Though season two of The Returned abandons the character-centric structure, it holds onto its ineffable magic. Like Frankenstein’s monster, The Returned is the sum of its parts. Much of its tingly terror can be attributed to its soundtrack — eerie, feather-light sounds from the Scottish post-rock band Mogwai that gently score scenes only when necessary. The cinematography is lush and beautiful, all sharp contrasts, ominous shadows, moonlit forests, and jet-black lakes. The tone is quiet and observational, favoring subtle shifts in atmosphere over dialogue. The pacing is deliberately slow, like the plodding but purposeful steps of George Romero’s zombies. And, of course, the acting and the writing are as mind-blowingly good as ever: the living and the dead both visibly aching for one another, for the way things used to be, for some kind of understanding; the story a finely-wrought examination of grief, death, loss, and the cruel mysteries of the universe. Combined, these things create a pervading mood that’s both stomach-churningly creepy and beautiful, dreamy and very much grounded in reality.

A large part of what makes The Returned so compelling is that it unfolds like fairytales used to before they were Disney-fied, imagining what might really happen if we were granted our deepest wish. In our darkest moments, we’ve all prayed that a departed loved one might come back to life, that we’d been wrong about the circumstances of their death, that they’d walk in the door and assure us that it’s all been a big misunderstanding. But The Returned pokes at that desire, asks us to really consider its implications, and exposes its dark underbelly.

Last year, A&E tried to remake The Returned with Mary Elizabeth Winstead and a bunch of other people who are not French. It was canceled after a season because of poor ratings, and because it was missing something.

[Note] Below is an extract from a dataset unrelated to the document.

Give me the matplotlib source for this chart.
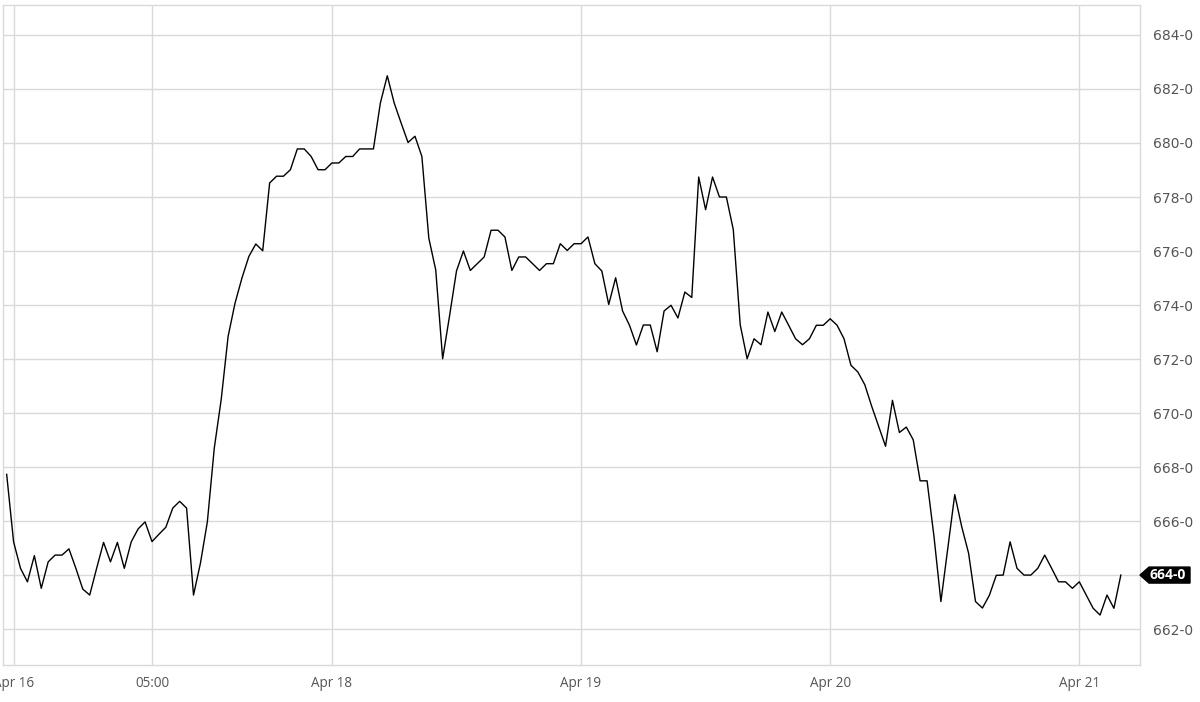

It’s hard to pinpoint exactly what that something was —Mogwai? Comfort with ambiguity? Lena’s mass of amazing hair? — but it was almost universally agreed upon that the series couldn’t match its predecessor, that most of the magic was lost in translation. Maybe it’s just that second comings aren’t all they’re cracked up to be. So far, however, the original version’s second season has proved there’s still life after undeath.